▶ [The task]
Make an exact copy of the data below, leaving out every picture.

▶ [Material]
····················

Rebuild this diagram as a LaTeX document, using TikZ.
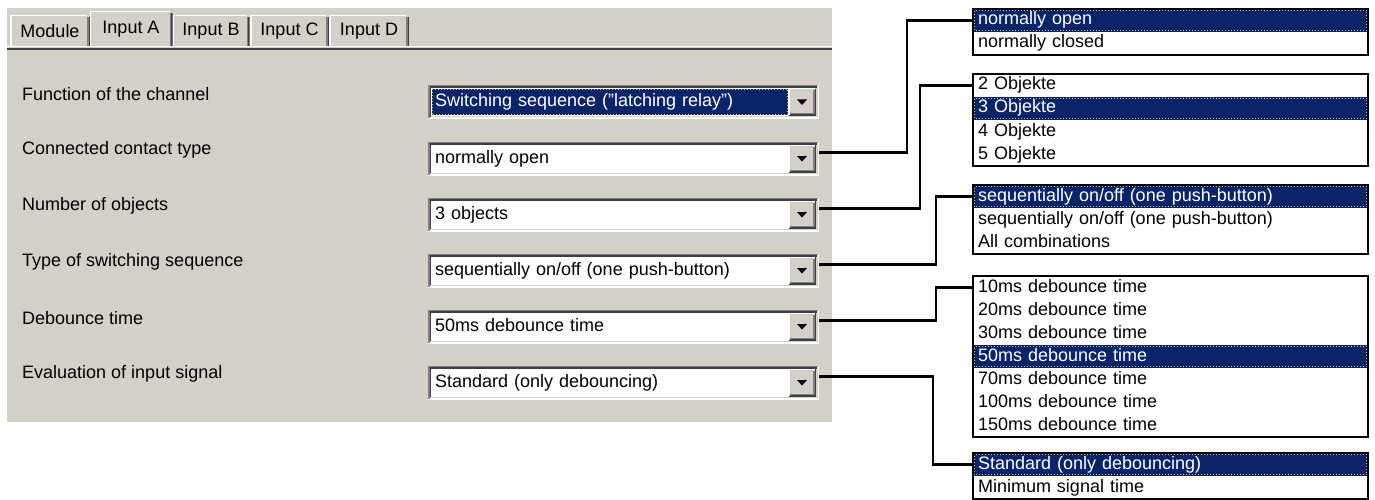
\documentclass[tikz,border=0pt]{standalone}
\usepackage{fontspec}
\setmainfont{Liberation Sans}
\usetikzlibrary{positioning}

\definecolor{panel}{HTML}{D4D0C8}
\definecolor{selblue}{HTML}{0A246A}
\definecolor{shadow}{HTML}{808080}
\definecolor{darkshadow}{HTML}{404040}
\definecolor{focuscol}{HTML}{D8C060}

\newcommand{\comboframe}{%
  \coordinate (sw) at (path picture bounding box.south west);
  \coordinate (ne) at (path picture bounding box.north east);
  \coordinate (se) at (sw -| ne);
  \draw[white,line width=1.5pt] ([shift={(.75pt,.75pt)}]sw) -| ([shift={(-.75pt,-.75pt)}]ne);
  \draw[shadow,line width=1.5pt] ([shift={(.75pt,.75pt)}]sw) |- ([shift={(-.75pt,-.75pt)}]ne);
  \draw[panel,line width=1.5pt] ([shift={(2.25pt,2.25pt)}]sw) -| ([shift={(-2.25pt,-2.25pt)}]ne);
  \draw[darkshadow,line width=1.5pt] ([shift={(2.25pt,2.25pt)}]sw) |- ([shift={(-2.25pt,-2.25pt)}]ne);
  \fill[panel] ([shift={(-31pt,3pt)}]se) rectangle ([shift={(-3pt,-3pt)}]ne);
  \draw[darkshadow,line width=1.5pt] ([shift={(-30.25pt,3.75pt)}]se) -| ([shift={(-3.75pt,-3.75pt)}]ne);
  \draw[white,line width=1.5pt] ([shift={(-30.25pt,3.75pt)}]se) |- ([shift={(-3.75pt,-3.75pt)}]ne);
  \draw[shadow,line width=1.5pt] ([shift={(-28.75pt,5.25pt)}]se) -| ([shift={(-5.25pt,-5.25pt)}]ne);
  \fill[black] ([shift={(-22pt,19.5pt)}]se) -- ++(10pt,0pt) -- ++(-5pt,-5.5pt) -- cycle;
}

\newcommand{\tabframe}{%
  \coordinate (sw) at (path picture bounding box.south west);
  \coordinate (ne) at (path picture bounding box.north east);
  \coordinate (se) at (sw -| ne);
  \draw[white,line width=1.5pt] ([shift={(.75pt,0pt)}]sw) |- ([shift={(-3pt,-.75pt)}]ne);
  \draw[shadow,line width=1.5pt] ([shift={(-2.25pt,-2pt)}]ne) -- ([shift={(-2.25pt,0pt)}]se);
  \draw[darkshadow,line width=1.5pt] ([shift={(-.75pt,-2.5pt)}]ne) -- ([shift={(-.75pt,0pt)}]se);
}

\tikzset{
  focus/.style={draw=focuscol, dotted, line width=1pt},
  parname/.style={anchor=west, inner sep=0pt},
  tabbox/.style={fill=panel, minimum height=32pt, inner sep=0pt, path picture={\tabframe}},
  combobox/.style={fill=white, minimum width=391pt, minimum height=34pt, text width=377pt, inner xsep=7pt, inner ysep=0pt, align=left, text height=13pt, text depth=4pt, path picture={\comboframe}},
  combosel/.style={combobox, text=white, path picture={\comboframe
      \fill[selblue] ([shift={(4pt,4pt)}]sw) rectangle ([shift={(-31pt,-4pt)}]ne);
      \draw[focus] ([shift={(4.5pt,4.5pt)}]sw) rectangle ([shift={(-31.5pt,-4.5pt)}]ne);}},
  listrow/.style={anchor=north, fill=white, minimum width=395pt, minimum height=23pt, text width=385pt, inner xsep=5pt, inner ysep=0pt, outer sep=0pt, align=left, text height=13pt, text depth=4pt},
  listsel/.style={listrow, fill=selblue, text=white, path picture={\draw[focus] ([shift={(1.5pt,1.5pt)}]path picture bounding box.south west) rectangle ([shift={(-1.5pt,-1.5pt)}]path picture bounding box.north east);}},
  listframe/.style={draw=black, line width=1.5pt},
  wire/.style={line width=2.5pt}
}

\begin{document}
\begin{tikzpicture}[x=1pt, y=-1pt, font=\fontsize{18}{21}\selectfont]
\useasboundingbox (0,0) rectangle (1375,500);
\fill[panel] (7,8) rectangle (832,422);

\node[tabbox, minimum width=80pt] (tmod) at (50,31) {Module};
\node[tabbox, minimum width=77pt] (tinb) at (211,31) {Input B};
\node[tabbox, minimum width=79pt] (tinc) at (289.5,31) {Input C};
\node[tabbox, minimum width=80pt] (tind) at (369,31) {Input D};
\node[tabbox, minimum width=83pt, minimum height=36pt] (tina) at (131,29) {Input A};
\draw[white, line width=1.5pt] (7,46.5) -- (832,46.5);
\draw[darkshadow, line width=2.5pt] (7,49) -- (832,49);

\node[parname] (pfun) at (22,94) {Function of the channel};
\node[parname] (pcon) at (22,150) {Connected contact type};
\node[parname] (pnum) at (22,206) {Number of objects};
\node[parname] (ptyp) at (22,262) {Type of switching sequence};
\node[parname] (pdeb) at (22,318) {Debounce time};
\node[parname] (peva) at (22,374) {Evaluation of input signal};

\node[combosel] (cfun) at (623.5,102) {Switching sequence ("latching relay")};
\node[combobox] (ccon) at (623.5,158.5) {normally open};
\node[combobox] (cnum) at (623.5,214.5) {3 objects};
\node[combobox] (ctyp) at (623.5,270.5) {sequentially on/off (one push-button)};
\node[combobox] (cdeb) at (623.5,326.5) {50ms debounce time};
\node[combobox] (ceva) at (623.5,382.5) {Standard (only debouncing)};

\node[listsel, anchor=north west] (lcona) at (973,9) {normally open};
\node[listrow, below=0pt of lcona] (lconb) {normally closed};
\draw[listframe] (lcona.north west) rectangle (lconb.south east);

\node[listrow, anchor=north west] (lnuma) at (973,74) {2 Objekte};
\node[listsel, below=0pt of lnuma] (lnumb) {3 Objekte};
\node[listrow, below=0pt of lnumb] (lnumc) {4 Objekte};
\node[listrow, below=0pt of lnumc] (lnumd) {5 Objekte};
\draw[listframe] (lnuma.north west) rectangle (lnumd.south east);

\node[listsel, anchor=north west] (ltypa) at (973,185) {sequentially on/off (one push-button)};
\node[listrow, below=0pt of ltypa] (ltypb) {sequentially on/off (one push-button)};
\node[listrow, below=0pt of ltypb] (ltypc) {All combinations};
\draw[listframe] (ltypa.north west) rectangle (ltypc.south east);

\node[listrow, anchor=north west] (ldeba) at (973,276) {10ms debounce time};
\node[listrow, below=0pt of ldeba] (ldebb) {20ms debounce time};
\node[listrow, below=0pt of ldebb] (ldebc) {30ms debounce time};
\node[listsel, below=0pt of ldebc] (ldebd) {50ms debounce time};
\node[listrow, below=0pt of ldebd] (ldebe) {70ms debounce time};
\node[listrow, below=0pt of ldebe] (ldebf) {100ms debounce time};
\node[listrow, below=0pt of ldebf] (ldebg) {150ms debounce time};
\draw[listframe] (ldeba.north west) rectangle (ldebg.south east);

\node[listsel, anchor=north west] (levaa) at (973,453) {Standard (only debouncing)};
\node[listrow, below=0pt of levaa] (levab) {Minimum signal time};
\draw[listframe] (levaa.north west) rectangle (levab.south east);

\draw[wire] ([yshift=6pt]ccon.east) -| ([xshift=-66pt]lcona.west) -- (lcona.west);
\draw[wire] ([yshift=6pt]cnum.east) -| ([xshift=-53pt]lnuma.west) -- (lnuma.west);
\draw[wire] ([yshift=6pt]ctyp.east) -| ([xshift=-37pt]ltypa.west) -- (ltypa.west);
\draw[wire] ([yshift=6pt]cdeb.east) -| ([xshift=-37pt]ldeba.west) -- (ldeba.west);
\draw[wire] ([yshift=6pt]ceva.east) -| ([xshift=-40pt]levaa.west) -- (levaa.west);
\end{tikzpicture}
\end{document}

····················

▶ [Written response]
Rebuild this diagram as a LaTeX document, using TikZ.
\documentclass[tikz,border=0pt]{standalone}
\usepackage{fontspec}
\setmainfont{Liberation Sans}
\usetikzlibrary{positioning}

\definecolor{panel}{HTML}{D4D0C8}
\definecolor{selblue}{HTML}{0A246A}
\definecolor{shadow}{HTML}{808080}
\definecolor{darkshadow}{HTML}{404040}
\definecolor{focuscol}{HTML}{D8C060}

\newcommand{\comboframe}{%
  \coordinate (sw) at (path picture bounding box.south west);
  \coordinate (ne) at (path picture bounding box.north east);
  \coordinate (se) at (sw -| ne);
  \draw[white,line width=1.5pt] ([shift={(.75pt,.75pt)}]sw) -| ([shift={(-.75pt,-.75pt)}]ne);
  \draw[shadow,line width=1.5pt] ([shift={(.75pt,.75pt)}]sw) |- ([shift={(-.75pt,-.75pt)}]ne);
  \draw[panel,line width=1.5pt] ([shift={(2.25pt,2.25pt)}]sw) -| ([shift={(-2.25pt,-2.25pt)}]ne);
  \draw[darkshadow,line width=1.5pt] ([shift={(2.25pt,2.25pt)}]sw) |- ([shift={(-2.25pt,-2.25pt)}]ne);
  \fill[panel] ([shift={(-31pt,3pt)}]se) rectangle ([shift={(-3pt,-3pt)}]ne);
  \draw[darkshadow,line width=1.5pt] ([shift={(-30.25pt,3.75pt)}]se) -| ([shift={(-3.75pt,-3.75pt)}]ne);
  \draw[white,line width=1.5pt] ([shift={(-30.25pt,3.75pt)}]se) |- ([shift={(-3.75pt,-3.75pt)}]ne);
  \draw[shadow,line width=1.5pt] ([shift={(-28.75pt,5.25pt)}]se) -| ([shift={(-5.25pt,-5.25pt)}]ne);
  \fill[black] ([shift={(-22pt,19.5pt)}]se) -- ++(10pt,0pt) -- ++(-5pt,-5.5pt) -- cycle;
}

\newcommand{\tabframe}{%
  \coordinate (sw) at (path picture bounding box.south west);
  \coordinate (ne) at (path picture bounding box.north east);
  \coordinate (se) at (sw -| ne);
  \draw[white,line width=1.5pt] ([shift={(.75pt,0pt)}]sw) |- ([shift={(-3pt,-.75pt)}]ne);
  \draw[shadow,line width=1.5pt] ([shift={(-2.25pt,-2pt)}]ne) -- ([shift={(-2.25pt,0pt)}]se);
  \draw[darkshadow,line width=1.5pt] ([shift={(-.75pt,-2.5pt)}]ne) -- ([shift={(-.75pt,0pt)}]se);
}

\tikzset{
  focus/.style={draw=focuscol, dotted, line width=1pt},
  parname/.style={anchor=west, inner sep=0pt},
  tabbox/.style={fill=panel, minimum height=32pt, inner sep=0pt, path picture={\tabframe}},
  combobox/.style={fill=white, minimum width=391pt, minimum height=34pt, text width=377pt, inner xsep=7pt, inner ysep=0pt, align=left, text height=13pt, text depth=4pt, path picture={\comboframe}},
  combosel/.style={combobox, text=white, path picture={\comboframe
      \fill[selblue] ([shift={(4pt,4pt)}]sw) rectangle ([shift={(-31pt,-4pt)}]ne);
      \draw[focus] ([shift={(4.5pt,4.5pt)}]sw) rectangle ([shift={(-31.5pt,-4.5pt)}]ne);}},
  listrow/.style={anchor=north, fill=white, minimum width=395pt, minimum height=23pt, text width=385pt, inner xsep=5pt, inner ysep=0pt, outer sep=0pt, align=left, text height=13pt, text depth=4pt},
  listsel/.style={listrow, fill=selblue, text=white, path picture={\draw[focus] ([shift={(1.5pt,1.5pt)}]path picture bounding box.south west) rectangle ([shift={(-1.5pt,-1.5pt)}]path picture bounding box.north east);}},
  listframe/.style={draw=black, line width=1.5pt},
  wire/.style={line width=2.5pt}
}

\begin{document}
\begin{tikzpicture}[x=1pt, y=-1pt, font=\fontsize{18}{21}\selectfont]
\useasboundingbox (0,0) rectangle (1375,500);
\fill[panel] (7,8) rectangle (832,422);

\node[tabbox, minimum width=80pt] (tmod) at (50,31) {Module};
\node[tabbox, minimum width=77pt] (tinb) at (211,31) {Input B};
\node[tabbox, minimum width=79pt] (tinc) at (289.5,31) {Input C};
\node[tabbox, minimum width=80pt] (tind) at (369,31) {Input D};
\node[tabbox, minimum width=83pt, minimum height=36pt] (tina) at (131,29) {Input A};
\draw[white, line width=1.5pt] (7,46.5) -- (832,46.5);
\draw[darkshadow, line width=2.5pt] (7,49) -- (832,49);

\node[parname] (pfun) at (22,94) {Function of the channel};
\node[parname] (pcon) at (22,150) {Connected contact type};
\node[parname] (pnum) at (22,206) {Number of objects};
\node[parname] (ptyp) at (22,262) {Type of switching sequence};
\node[parname] (pdeb) at (22,318) {Debounce time};
\node[parname] (peva) at (22,374) {Evaluation of input signal};

\node[combosel] (cfun) at (623.5,102) {Switching sequence ("latching relay")};
\node[combobox] (ccon) at (623.5,158.5) {normally open};
\node[combobox] (cnum) at (623.5,214.5) {3 objects};
\node[combobox] (ctyp) at (623.5,270.5) {sequentially on/off (one push-button)};
\node[combobox] (cdeb) at (623.5,326.5) {50ms debounce time};
\node[combobox] (ceva) at (623.5,382.5) {Standard (only debouncing)};

\node[listsel, anchor=north west] (lcona) at (973,9) {normally open};
\node[listrow, below=0pt of lcona] (lconb) {normally closed};
\draw[listframe] (lcona.north west) rectangle (lconb.south east);

\node[listrow, anchor=north west] (lnuma) at (973,74) {2 Objekte};
\node[listsel, below=0pt of lnuma] (lnumb) {3 Objekte};
\node[listrow, below=0pt of lnumb] (lnumc) {4 Objekte};
\node[listrow, below=0pt of lnumc] (lnumd) {5 Objekte};
\draw[listframe] (lnuma.north west) rectangle (lnumd.south east);

\node[listsel, anchor=north west] (ltypa) at (973,185) {sequentially on/off (one push-button)};
\node[listrow, below=0pt of ltypa] (ltypb) {sequentially on/off (one push-button)};
\node[listrow, below=0pt of ltypb] (ltypc) {All combinations};
\draw[listframe] (ltypa.north west) rectangle (ltypc.south east);

\node[listrow, anchor=north west] (ldeba) at (973,276) {10ms debounce time};
\node[listrow, below=0pt of ldeba] (ldebb) {20ms debounce time};
\node[listrow, below=0pt of ldebb] (ldebc) {30ms debounce time};
\node[listsel, below=0pt of ldebc] (ldebd) {50ms debounce time};
\node[listrow, below=0pt of ldebd] (ldebe) {70ms debounce time};
\node[listrow, below=0pt of ldebe] (ldebf) {100ms debounce time};
\node[listrow, below=0pt of ldebf] (ldebg) {150ms debounce time};
\draw[listframe] (ldeba.north west) rectangle (ldebg.south east);

\node[listsel, anchor=north west] (levaa) at (973,453) {Standard (only debouncing)};
\node[listrow, below=0pt of levaa] (levab) {Minimum signal time};
\draw[listframe] (levaa.north west) rectangle (levab.south east);

\draw[wire] ([yshift=6pt]ccon.east) -| ([xshift=-66pt]lcona.west) -- (lcona.west);
\draw[wire] ([yshift=6pt]cnum.east) -| ([xshift=-53pt]lnuma.west) -- (lnuma.west);
\draw[wire] ([yshift=6pt]ctyp.east) -| ([xshift=-37pt]ltypa.west) -- (ltypa.west);
\draw[wire] ([yshift=6pt]cdeb.east) -| ([xshift=-37pt]ldeba.west) -- (ldeba.west);
\draw[wire] ([yshift=6pt]ceva.east) -| ([xshift=-40pt]levaa.west) -- (levaa.west);
\end{tikzpicture}
\end{document}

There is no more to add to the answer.